Exercise brief
Give all the lines below again, exactly, with no pictures.
— start —
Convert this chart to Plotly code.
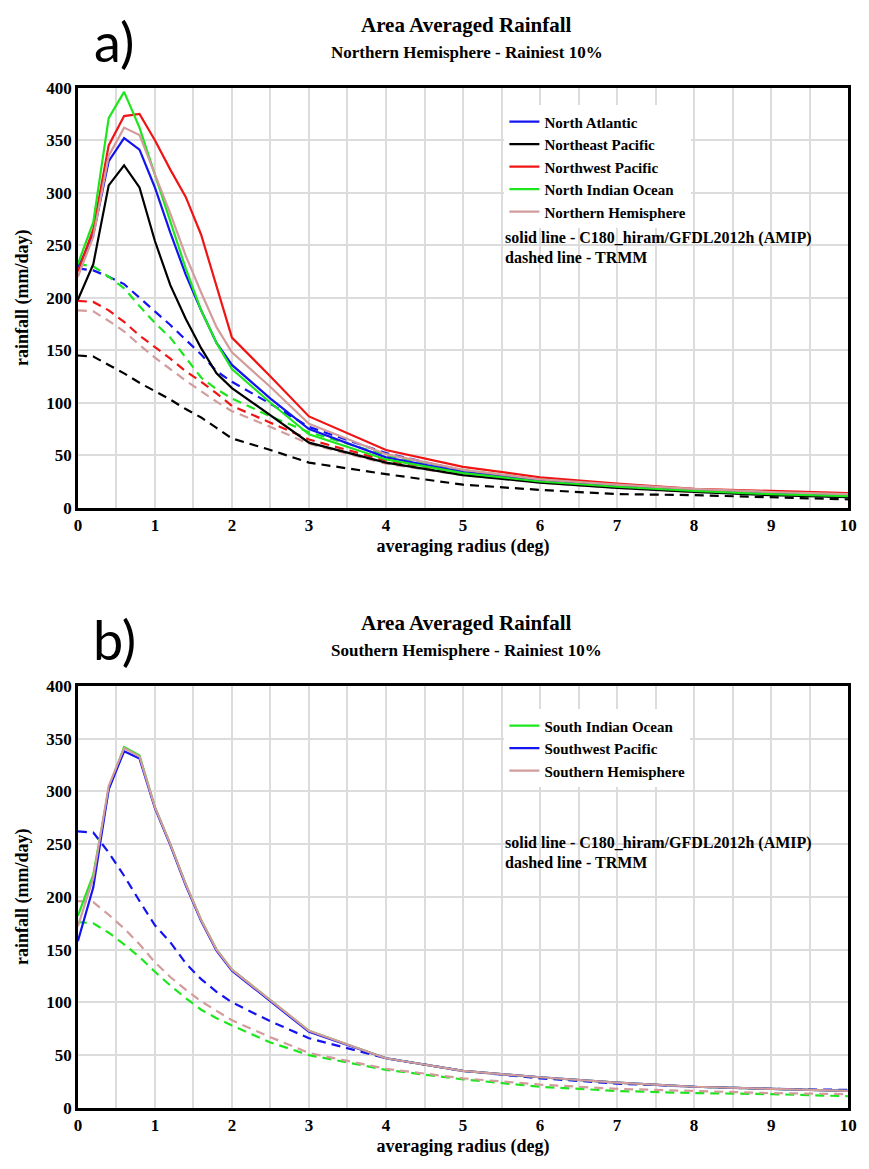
import plotly.graph_objects as go

# ---------------- data ----------------
radius = [0, 0.2, 0.4, 0.6, 0.8, 1.0, 1.2, 1.4, 1.6, 1.8, 2.0, 2.5, 3, 4, 5, 6, 7, 8, 9, 10]

# Panel a) Northern Hemisphere - model (solid)
na_model = [228, 260, 330, 352, 341, 305, 262, 222, 188, 157, 136, 104, 75, 48, 34, 26, 20, 16, 13, 11]
nep_model = [198, 232, 307, 326, 305, 254, 212, 180, 152, 128, 114, 88, 62, 43, 31, 24, 19, 15, 12, 10]
nwp_model = [225, 265, 345, 373, 375, 350, 322, 296, 260, 212, 162, 125, 87, 55, 39, 29, 23, 18, 16, 14]
nio_model = [232, 272, 371, 396, 362, 318, 272, 228, 188, 157, 132, 100, 70, 46, 33, 25, 20, 16, 13, 11]
nh_model = [220, 258, 335, 362, 355, 318, 280, 240, 205, 172, 148, 115, 80, 51, 36, 27, 22, 18, 15, 13]

# Panel a) Northern Hemisphere - TRMM (dashed)
na_trmm = [228, 226, 220, 213, 200, 187, 174, 160, 146, 130, 120, 99, 77, 52, 35, 26, 21, 16, 13, 10]
nep_trmm = [145, 144, 136, 128, 119, 111, 103, 94, 86, 76, 66, 55, 43, 32, 22, 17, 13, 12, 10, 8]
nwp_trmm = [197, 196, 188, 177, 164, 153, 142, 130, 120, 109, 97, 81, 65, 45, 33, 25, 20, 16, 13, 11]
nio_trmm = [232, 230, 220, 209, 192, 176, 162, 143, 124, 113, 104, 87, 72, 50, 36, 27, 21, 17, 14, 11]
nh_trmm = [188, 187, 178, 168, 155, 143, 132, 121, 111, 101, 92, 77, 61, 42, 31, 24, 19, 15, 13, 11]

# Panel b) Southern Hemisphere - model (solid)
sio_model = [182, 221, 302, 342, 334, 285, 250, 212, 178, 150, 131, 102, 73, 47, 35, 29, 24, 20, 18, 16]
swp_model = [158, 209, 302, 338, 331, 284, 249, 211, 177, 149, 130, 101, 72, 47, 35, 29, 24, 20, 18, 16]
sh_model = [172, 218, 305, 341, 333, 285, 250, 212, 178, 150, 131, 102, 73, 47, 35, 29, 24, 20, 18, 16]

# Panel b) Southern Hemisphere - TRMM (dashed)
sio_trmm = [176, 175, 166, 155, 143, 129, 116, 104, 93, 85, 78, 62, 50, 36, 27, 20, 16, 14, 13, 11]
swp_trmm = [262, 261, 242, 220, 196, 173, 157, 137, 122, 110, 100, 82, 66, 47, 35, 28, 23, 20, 18, 17]
sh_trmm = [196, 195, 183, 170, 155, 138, 124, 112, 101, 92, 83, 67, 52, 37, 28, 22, 18, 16, 14, 13]

panel_a = [
    ("North Atlantic", "#1414f0", na_model, na_trmm),
    ("Northeast Pacific", "#000000", nep_model, nep_trmm),
    ("Northwest Pacific", "#f01414", nwp_model, nwp_trmm),
    ("North Indian Ocean", "#1ee61e", nio_model, nio_trmm),
    ("Northern Hemisphere", "#d29c9c", nh_model, nh_trmm),
]
panel_b = [
    ("South Indian Ocean", "#1ee61e", sio_model, sio_trmm),
    ("Southwest Pacific", "#1414f0", swp_model, swp_trmm),
    ("Southern Hemisphere", "#d29c9c", sh_model, sh_trmm),
]

x_ticks = list(range(0, 11))
y_ticks = list(range(0, 401, 50))

# ---------------- figure ----------------
W, H = 869, 1169
SERIF = "Liberation Serif"
fig = go.Figure()

def add_panel(series, xa, ya, legend):
    for name, color, model, trmm in series:
        fig.add_trace(go.Scatter(x=radius, y=trmm, mode="lines", xaxis=xa, yaxis=ya,
                                 line=dict(color=color, width=2.2, dash="9px,6px"),
                                 showlegend=False, hoverinfo="skip"))
    for name, color, model, trmm in series:
        fig.add_trace(go.Scatter(x=radius, y=model, mode="lines", name=name, xaxis=xa, yaxis=ya,
                                 line=dict(color=color, width=2.2), legend=legend))

add_panel(panel_a, "x", "y", "legend")
add_panel(panel_b, "x2", "y2", "legend2")

def py(px):
    return 1 - px / H

def px_x(px):
    return px / W

x_dom = [px_x(75), px_x(857)]
ya_dom = [py(507), py(80)]
yb_dom = [py(1117), py(688)]

axis_common = dict(
    showline=True, mirror=True, linecolor="black", linewidth=2.5,
    showgrid=True, gridcolor="#dcdcdc", gridwidth=2,
    zeroline=False, ticks="",
    tickfont=dict(family=SERIF, size=17, color="black", weight="bold"),
)

xaxis_cfg = dict(axis_common, range=[0, 10], tickvals=x_ticks,
                 minor=dict(dtick=0.5, showgrid=True, gridcolor="#dcdcdc", gridwidth=2),
                 title=dict(text="averaging radius (deg)", standoff=6,
                            font=dict(family=SERIF, size=18, color="black", weight="bold")))
yaxis_cfg = dict(axis_common, range=[0, 400], tickvals=y_ticks,
                 title=dict(text="rainfall (mm/day)", standoff=13,
                            font=dict(family=SERIF, size=18, color="black", weight="bold")))

legend_font = dict(family=SERIF, size=15, color="black", weight="bold")
fig.update_layout(
    width=W, height=H, margin=dict(l=0, r=0, t=0, b=0),
    paper_bgcolor="white", plot_bgcolor="white",
    xaxis=dict(xaxis_cfg, domain=x_dom, anchor="y"),
    yaxis=dict(yaxis_cfg, domain=ya_dom, anchor="x"),
    xaxis2=dict(xaxis_cfg, domain=x_dom, anchor="y2"),
    yaxis2=dict(yaxis_cfg, domain=yb_dom, anchor="x2"),
    legend=dict(x=px_x(508), y=py(98), xanchor="left", yanchor="top",
                bgcolor="white", borderwidth=0, tracegroupgap=0, itemwidth=30,
                font=legend_font),
    legend2=dict(x=px_x(508), y=py(712), xanchor="left", yanchor="top",
                 bgcolor="white", borderwidth=0, tracegroupgap=0, itemwidth=30,
                 font=legend_font),
)

ann = []
def txt(x, y, s, size, weight="bold", family=SERIF, xanchor="center"):
    ann.append(dict(x=px_x(x), y=py(y), xref="paper", yref="paper", text=s, showarrow=False,
                    xanchor=xanchor, yanchor="middle",
                    font=dict(family=family, size=size, color="black", weight=weight)))

for top, letter, sub in [(80, "a)", "Northern Hemisphere - Rainiest 10%"),
                         (688, "b)", "Southern Hemisphere - Rainiest 10%")]:
    txt(112, top - 47, letter, 54, weight="normal", family="Lato")
    txt(470, top - 64, "Area Averaged Rainfall", 21)
    txt(470, top - 36, sub, 17)

txt(507, 233, "solid line - C180_hiram/GFDL2012h (AMIP)", 16, xanchor="left")
txt(507, 253, "dashed line - TRMM", 16, xanchor="left")
txt(507, 848, "solid line - C180_hiram/GFDL2012h (AMIP)", 16, xanchor="left")
txt(507, 868, "dashed line - TRMM", 16, xanchor="left")

fig.update_layout(annotations=ann)
fig.write_html("out.html", config={"displayModeBar": False},
               post_script="document.body.style.margin='0';document.body.style.overflow='hidden';")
— end —
Task answer
Convert this chart to Plotly code.
import plotly.graph_objects as go

# ---------------- data ----------------
radius = [0, 0.2, 0.4, 0.6, 0.8, 1.0, 1.2, 1.4, 1.6, 1.8, 2.0, 2.5, 3, 4, 5, 6, 7, 8, 9, 10]

# Panel a) Northern Hemisphere - model (solid)
na_model = [228, 260, 330, 352, 341, 305, 262, 222, 188, 157, 136, 104, 75, 48, 34, 26, 20, 16, 13, 11]
nep_model = [198, 232, 307, 326, 305, 254, 212, 180, 152, 128, 114, 88, 62, 43, 31, 24, 19, 15, 12, 10]
nwp_model = [225, 265, 345, 373, 375, 350, 322, 296, 260, 212, 162, 125, 87, 55, 39, 29, 23, 18, 16, 14]
nio_model = [232, 272, 371, 396, 362, 318, 272, 228, 188, 157, 132, 100, 70, 46, 33, 25, 20, 16, 13, 11]
nh_model = [220, 258, 335, 362, 355, 318, 280, 240, 205, 172, 148, 115, 80, 51, 36, 27, 22, 18, 15, 13]

# Panel a) Northern Hemisphere - TRMM (dashed)
na_trmm = [228, 226, 220, 213, 200, 187, 174, 160, 146, 130, 120, 99, 77, 52, 35, 26, 21, 16, 13, 10]
nep_trmm = [145, 144, 136, 128, 119, 111, 103, 94, 86, 76, 66, 55, 43, 32, 22, 17, 13, 12, 10, 8]
nwp_trmm = [197, 196, 188, 177, 164, 153, 142, 130, 120, 109, 97, 81, 65, 45, 33, 25, 20, 16, 13, 11]
nio_trmm = [232, 230, 220, 209, 192, 176, 162, 143, 124, 113, 104, 87, 72, 50, 36, 27, 21, 17, 14, 11]
nh_trmm = [188, 187, 178, 168, 155, 143, 132, 121, 111, 101, 92, 77, 61, 42, 31, 24, 19, 15, 13, 11]

# Panel b) Southern Hemisphere - model (solid)
sio_model = [182, 221, 302, 342, 334, 285, 250, 212, 178, 150, 131, 102, 73, 47, 35, 29, 24, 20, 18, 16]
swp_model = [158, 209, 302, 338, 331, 284, 249, 211, 177, 149, 130, 101, 72, 47, 35, 29, 24, 20, 18, 16]
sh_model = [172, 218, 305, 341, 333, 285, 250, 212, 178, 150, 131, 102, 73, 47, 35, 29, 24, 20, 18, 16]

# Panel b) Southern Hemisphere - TRMM (dashed)
sio_trmm = [176, 175, 166, 155, 143, 129, 116, 104, 93, 85, 78, 62, 50, 36, 27, 20, 16, 14, 13, 11]
swp_trmm = [262, 261, 242, 220, 196, 173, 157, 137, 122, 110, 100, 82, 66, 47, 35, 28, 23, 20, 18, 17]
sh_trmm = [196, 195, 183, 170, 155, 138, 124, 112, 101, 92, 83, 67, 52, 37, 28, 22, 18, 16, 14, 13]

panel_a = [
    ("North Atlantic", "#1414f0", na_model, na_trmm),
    ("Northeast Pacific", "#000000", nep_model, nep_trmm),
    ("Northwest Pacific", "#f01414", nwp_model, nwp_trmm),
    ("North Indian Ocean", "#1ee61e", nio_model, nio_trmm),
    ("Northern Hemisphere", "#d29c9c", nh_model, nh_trmm),
]
panel_b = [
    ("South Indian Ocean", "#1ee61e", sio_model, sio_trmm),
    ("Southwest Pacific", "#1414f0", swp_model, swp_trmm),
    ("Southern Hemisphere", "#d29c9c", sh_model, sh_trmm),
]

x_ticks = list(range(0, 11))
y_ticks = list(range(0, 401, 50))

# ---------------- figure ----------------
W, H = 869, 1169
SERIF = "Liberation Serif"
fig = go.Figure()

def add_panel(series, xa, ya, legend):
    for name, color, model, trmm in series:
        fig.add_trace(go.Scatter(x=radius, y=trmm, mode="lines", xaxis=xa, yaxis=ya,
                                 line=dict(color=color, width=2.2, dash="9px,6px"),
                                 showlegend=False, hoverinfo="skip"))
    for name, color, model, trmm in series:
        fig.add_trace(go.Scatter(x=radius, y=model, mode="lines", name=name, xaxis=xa, yaxis=ya,
                                 line=dict(color=color, width=2.2), legend=legend))

add_panel(panel_a, "x", "y", "legend")
add_panel(panel_b, "x2", "y2", "legend2")

def py(px):
    return 1 - px / H

def px_x(px):
    return px / W

x_dom = [px_x(75), px_x(857)]
ya_dom = [py(507), py(80)]
yb_dom = [py(1117), py(688)]

axis_common = dict(
    showline=True, mirror=True, linecolor="black", linewidth=2.5,
    showgrid=True, gridcolor="#dcdcdc", gridwidth=2,
    zeroline=False, ticks="",
    tickfont=dict(family=SERIF, size=17, color="black", weight="bold"),
)

xaxis_cfg = dict(axis_common, range=[0, 10], tickvals=x_ticks,
                 minor=dict(dtick=0.5, showgrid=True, gridcolor="#dcdcdc", gridwidth=2),
                 title=dict(text="averaging radius (deg)", standoff=6,
                            font=dict(family=SERIF, size=18, color="black", weight="bold")))
yaxis_cfg = dict(axis_common, range=[0, 400], tickvals=y_ticks,
                 title=dict(text="rainfall (mm/day)", standoff=13,
                            font=dict(family=SERIF, size=18, color="black", weight="bold")))

legend_font = dict(family=SERIF, size=15, color="black", weight="bold")
fig.update_layout(
    width=W, height=H, margin=dict(l=0, r=0, t=0, b=0),
    paper_bgcolor="white", plot_bgcolor="white",
    xaxis=dict(xaxis_cfg, domain=x_dom, anchor="y"),
    yaxis=dict(yaxis_cfg, domain=ya_dom, anchor="x"),
    xaxis2=dict(xaxis_cfg, domain=x_dom, anchor="y2"),
    yaxis2=dict(yaxis_cfg, domain=yb_dom, anchor="x2"),
    legend=dict(x=px_x(508), y=py(98), xanchor="left", yanchor="top",
                bgcolor="white", borderwidth=0, tracegroupgap=0, itemwidth=30,
                font=legend_font),
    legend2=dict(x=px_x(508), y=py(712), xanchor="left", yanchor="top",
                 bgcolor="white", borderwidth=0, tracegroupgap=0, itemwidth=30,
                 font=legend_font),
)

ann = []
def txt(x, y, s, size, weight="bold", family=SERIF, xanchor="center"):
    ann.append(dict(x=px_x(x), y=py(y), xref="paper", yref="paper", text=s, showarrow=False,
                    xanchor=xanchor, yanchor="middle",
                    font=dict(family=family, size=size, color="black", weight=weight)))

for top, letter, sub in [(80, "a)", "Northern Hemisphere - Rainiest 10%"),
                         (688, "b)", "Southern Hemisphere - Rainiest 10%")]:
    txt(112, top - 47, letter, 54, weight="normal", family="Lato")
    txt(470, top - 64, "Area Averaged Rainfall", 21)
    txt(470, top - 36, sub, 17)

txt(507, 233, "solid line - C180_hiram/GFDL2012h (AMIP)", 16, xanchor="left")
txt(507, 253, "dashed line - TRMM", 16, xanchor="left")
txt(507, 848, "solid line - C180_hiram/GFDL2012h (AMIP)", 16, xanchor="left")
txt(507, 868, "dashed line - TRMM", 16, xanchor="left")

fig.update_layout(annotations=ann)
fig.write_html("out.html", config={"displayModeBar": False},
               post_script="document.body.style.margin='0';document.body.style.overflow='hidden';")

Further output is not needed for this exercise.